Series premiere: Watchmen
I knew that the Watchmen as a comic book genre was on the weird side, and I saw a version of it a few years ago (oops, it was 2009 apparently). So I thought I had an inkling of what to expect…superheroes, kind of weird ones, outlawed, but kind of doing the vigilante thing. Okay, I can work with that.
Instead, the new series version goes heavy on the alternate history, police officers wearing masks, and race wars. Umm, okay. Considering I’m watching the latest season of Black Lightning during an occupation, it didn’t feel a whole lot different. Particularly when the lead female cop wears an outfit an awful lot like Blackbird’s.
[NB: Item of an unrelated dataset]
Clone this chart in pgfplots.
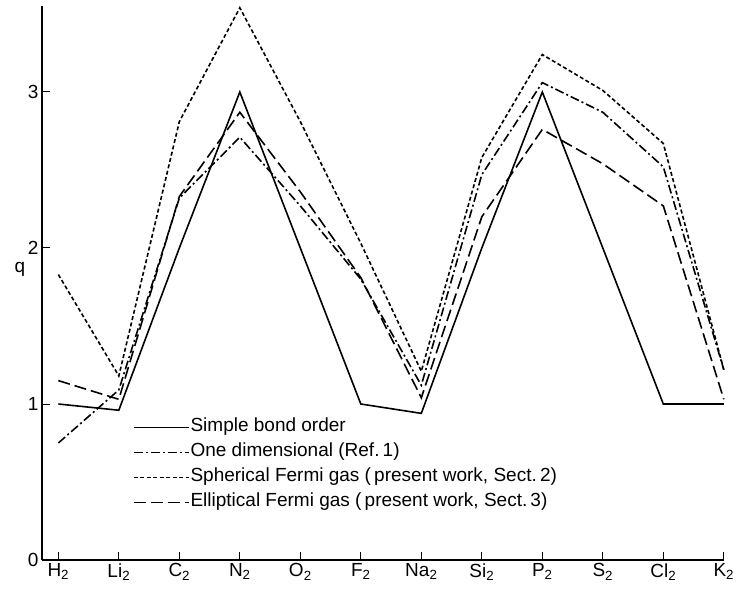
\documentclass[border=0pt]{standalone}
\usepackage{fontspec}
\setmainfont{Liberation Sans}
\usepackage{pgfplots}
\pgfplotsset{compat=1.18}
\begin{document}
\begin{tikzpicture}[x=1pt,y=1pt]
\useasboundingbox (-42,-32) rectangle (704,560);
\begin{axis}[
  at={(0,0)}, anchor=south west,
  width=681.8pt, height=553.8pt, scale only axis,
  xmin=-0.27, xmax=11, ymin=0, ymax=3.55,
  axis x line*=bottom, axis y line*=left,
  axis line style={line width=1.4pt},
  xtick={0,1,2,3,4,5,6,7,8,9,10,11},
  xticklabels={H\textsubscript{2},Li\textsubscript{2},C\textsubscript{2},N\textsubscript{2},O\textsubscript{2},F\textsubscript{2},Na\textsubscript{2},Si\textsubscript{2},P\textsubscript{2},S\textsubscript{2},Cl\textsubscript{2},K\textsubscript{2}},
  ytick={0,1,2,3}, yticklabels={0,1,2,3},
  tick align=inside, major tick length=8pt,
  tick style={black, line width=1pt},
  every tick label/.append style={font=\fontsize{19}{22}\selectfont},
  clip=false,
  legend cell align=left,
  legend image code/.code={\draw[#1] (0pt,0pt) -- (55pt,0pt);},
  legend style={draw=none, fill=none, at={(axis cs:1.23,0.61)}, anchor=west,
    inner sep=0pt, row sep=4pt, font=\fontsize{19}{22}\selectfont,
    nodes={inner sep=1pt, text height=14pt, text depth=5pt}},
]
% Simple bond order
\addplot[black, line width=1.6pt, solid] coordinates {
(0,1) (1,0.96) (2,2) (3,3) (4,2) (5,1) (6,0.94) (7,2) (8,3) (9,2) (10,1) (11,1)};
\addlegendentry{Simple bond order}
% One dimensional
\addplot[black, line width=1.6pt, dash pattern=on 9pt off 3pt on 2pt off 3pt] coordinates {
(0,0.75) (1,1.09) (2,2.32) (3,2.71) (4,2.27) (5,1.80) (6,1.12) (7,2.47) (8,3.06) (9,2.87) (10,2.52) (11,1.22)};
\addlegendentry{One dimensional (Ref.\,1)}
% Spherical Fermi gas
\addplot[black, line width=1.6pt, dash pattern=on 4pt off 2.5pt] coordinates {
(0,1.83) (1,1.18) (2,2.81) (3,3.54) (4,2.81) (5,2.03) (6,1.21) (7,2.58) (8,3.24) (9,3.01) (10,2.67) (11,1.22)};
\addlegendentry{Spherical Fermi gas (\,present work, Sect.\,2)}
% Elliptical Fermi gas
\addplot[black, line width=1.6pt, dash pattern=on 12pt off 5pt] coordinates {
(0,1.15) (1,1.03) (2,2.33) (3,2.87) (4,2.36) (5,1.81) (6,1.04) (7,2.20) (8,2.76) (9,2.54) (10,2.27) (11,1.03)};
\addlegendentry{Elliptical Fermi gas (\,present work, Sect.\,3)}
\node[font=\fontsize{19}{22}\selectfont] at (axis cs:-0.27,1.86) [xshift=-22pt] {q};
\end{axis}
\end{tikzpicture}
\end{document}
And at the end of the episode, all I could think was, “What the hell is going on?”. Okay, I sort of get it. A race war in Tulsa in the 20s ignited a huge schism. Nixon is considered awesome. And the 7th Cavalry is a white supremacist organization that has “risen” again to challenge law and order. Except there isn’t anything shown that explains the law and order side or the white supremacist’s specific beef/trigger. The rallying cry other than race. There is almost NO backstory provided. Which is a huge problem to follow.
Don Johnson plays the head of the cops, and he’s pretty good. Spoiler alert though, he’s dead by the end of the episode. His daughter Angela is a go-get-em cop, wears a superhero outfit (FYI, she’s called Sister Night), and is played by Regina King. She also is awesome, and eminently watchable in most scenes, even if you can’t get a handle on her life — cop, superhero, mom, daughter. She has a huge list of roles on IMDB, most of which I haven’t seen, and I didn’t recognize her at all from Big Bang Theory. But she’s watchable.
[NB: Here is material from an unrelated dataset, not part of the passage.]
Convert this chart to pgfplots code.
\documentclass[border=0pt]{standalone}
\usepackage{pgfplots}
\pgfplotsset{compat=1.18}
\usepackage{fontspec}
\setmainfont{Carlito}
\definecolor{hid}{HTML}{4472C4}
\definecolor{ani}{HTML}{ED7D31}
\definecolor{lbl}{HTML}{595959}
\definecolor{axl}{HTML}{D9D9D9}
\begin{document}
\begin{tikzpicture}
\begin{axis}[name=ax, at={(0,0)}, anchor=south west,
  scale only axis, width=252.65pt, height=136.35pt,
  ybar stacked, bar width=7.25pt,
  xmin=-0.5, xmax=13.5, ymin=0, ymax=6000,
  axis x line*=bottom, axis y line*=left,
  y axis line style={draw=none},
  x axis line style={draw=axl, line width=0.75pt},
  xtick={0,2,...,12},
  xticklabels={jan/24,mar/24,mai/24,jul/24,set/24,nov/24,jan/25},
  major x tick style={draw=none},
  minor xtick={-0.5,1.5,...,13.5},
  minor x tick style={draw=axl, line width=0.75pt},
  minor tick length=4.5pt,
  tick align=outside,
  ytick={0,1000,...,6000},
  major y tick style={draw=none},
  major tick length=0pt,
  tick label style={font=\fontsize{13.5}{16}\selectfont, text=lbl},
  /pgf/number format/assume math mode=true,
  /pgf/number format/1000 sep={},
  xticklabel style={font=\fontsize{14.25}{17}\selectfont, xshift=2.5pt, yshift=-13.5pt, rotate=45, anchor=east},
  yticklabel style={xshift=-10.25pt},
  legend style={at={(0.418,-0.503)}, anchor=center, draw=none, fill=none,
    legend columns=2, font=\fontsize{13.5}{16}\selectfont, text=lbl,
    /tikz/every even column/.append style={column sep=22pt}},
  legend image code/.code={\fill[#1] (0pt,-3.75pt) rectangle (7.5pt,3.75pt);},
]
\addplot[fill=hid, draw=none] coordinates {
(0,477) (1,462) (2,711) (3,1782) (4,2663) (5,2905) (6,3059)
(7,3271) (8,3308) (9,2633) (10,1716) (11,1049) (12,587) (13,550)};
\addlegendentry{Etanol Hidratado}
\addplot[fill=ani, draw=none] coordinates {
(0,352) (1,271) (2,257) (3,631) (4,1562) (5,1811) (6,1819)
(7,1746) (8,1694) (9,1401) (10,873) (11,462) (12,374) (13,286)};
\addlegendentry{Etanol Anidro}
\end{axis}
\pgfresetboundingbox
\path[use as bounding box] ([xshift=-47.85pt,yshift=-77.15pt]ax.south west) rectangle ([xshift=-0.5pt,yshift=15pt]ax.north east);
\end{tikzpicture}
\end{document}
The rest of the characters and actors? Relatively secondary. And no superheroes. I had no real idea what was going on, but sure, okay, let’s say the cops wear masks, they hunt a bad group, the bad group kills a cop, the cops retaliate in force, I kind of get all that. I’m okay with an alternate history, figure it out as we go, fine. But then there’s a scene with a Lord of the Manor who’s clearly nutters, dealing with loyal servants, celebrating an anniversary of something, and it HAS NO CONNECTION TO THE REST OF THE SHOW. It seemed like the start of a bad Monty Python skit.
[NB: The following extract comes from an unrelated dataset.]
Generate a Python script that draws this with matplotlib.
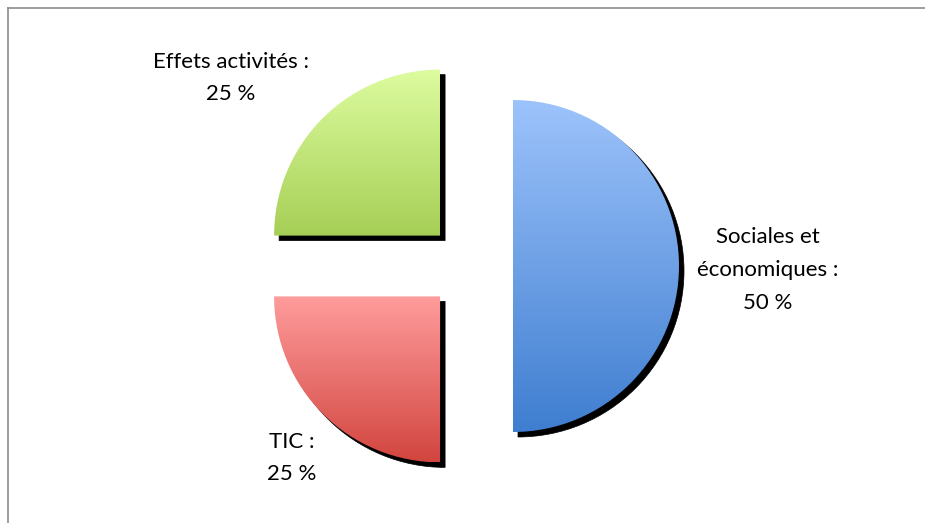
import numpy as np
import matplotlib
matplotlib.use('Agg')
import matplotlib.pyplot as plt
from matplotlib.patches import PathPatch
from matplotlib.lines import Line2D
import matplotlib.transforms as mtransforms
from matplotlib.colors import LinearSegmentedColormap

categories = ['Sociales et\néconomiques :', 'Effets activités :', 'TIC :']
values = [50, 25, 25]
pct_labels = ['50 %', '25 %', '25 %']

explode_frac = [0.256, 0.259, 0.259]
top_colors = ['#9DC3FB', '#DDFC9F', '#FF9C9C']
bottom_colors = ['#3F7ED0', '#A6CF56', '#D2453F']
label_pos = [(768, 253), (231, 445), (292, 65)]

plt.rcParams['font.family'] = ['Lato', 'DejaVu Sans']

W, H = 925, 523
fig = plt.figure(figsize=(W / 100, H / 100), dpi=100)
ax = fig.add_axes([0, 0, 1, 1])
center = (470.5, 257)
radius = 166
explode = [f * radius for f in explode_frac]
wedges, _ = ax.pie(values, explode=explode, startangle=-90, counterclock=True,
                   radius=radius, center=center,
                   wedgeprops=dict(facecolor='none', edgecolor='none'))

shadow_tr = mtransforms.offset_copy(ax.transData, fig=fig, x=5, y=-5, units='dots')
grad = np.linspace(0, 1, 256).reshape(-1, 1)
for w, tc, bc in zip(wedges, top_colors, bottom_colors):
    path = w.get_path()
    sh = PathPatch(path, transform=shadow_tr, facecolor='black', edgecolor='black',
                   lw=0.5, zorder=1)
    ax.add_patch(sh)
    ext = path.get_extents()
    cmap = LinearSegmentedColormap.from_list('g', [tc, bc])
    im = ax.imshow(grad, extent=[ext.x0, ext.x1, ext.y0, ext.y1], cmap=cmap,
                   aspect='auto', origin='upper', zorder=2, interpolation='bilinear')
    im.set_clip_path(w)

for cat, pct, (x, y) in zip(categories, pct_labels, label_pos):
    ax.text(x, y, cat + '\n' + pct, ha='center', va='center', fontsize=16,
            linespacing=1.8, color='black', zorder=5)

ax.set_xlim(0, W)
ax.set_ylim(0, H)
ax.set_aspect('auto')
ax.axis('off')

fig.add_artist(Line2D([7.5 / W, 7.5 / W], [0, 1 - 7.5 / H], transform=fig.transFigure,
                      color='#8C8C8C', lw=1.2))
fig.add_artist(Line2D([7.5 / W, 1], [1 - 7.5 / H, 1 - 7.5 / H], transform=fig.transFigure,
                      color='#8C8C8C', lw=1.2))

fig.savefig('out.png', dpi=100, facecolor='white')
I get that it is HBO. I get that renewal / continuing is a totally different business model. But I don’t know how many people beyond the hard-core fan types will stick around past Ep 1. I can’t even decide if I will watch, and I have a pretty high tolerance. I had the same problem with Doom Patrol and passed.
I did see some trailers for later in the series, and it seems a bit more normal in places. Not completely, but enough to give me a preview of something to follow.
Eeny meeny miny moe…Nope, I’m out too.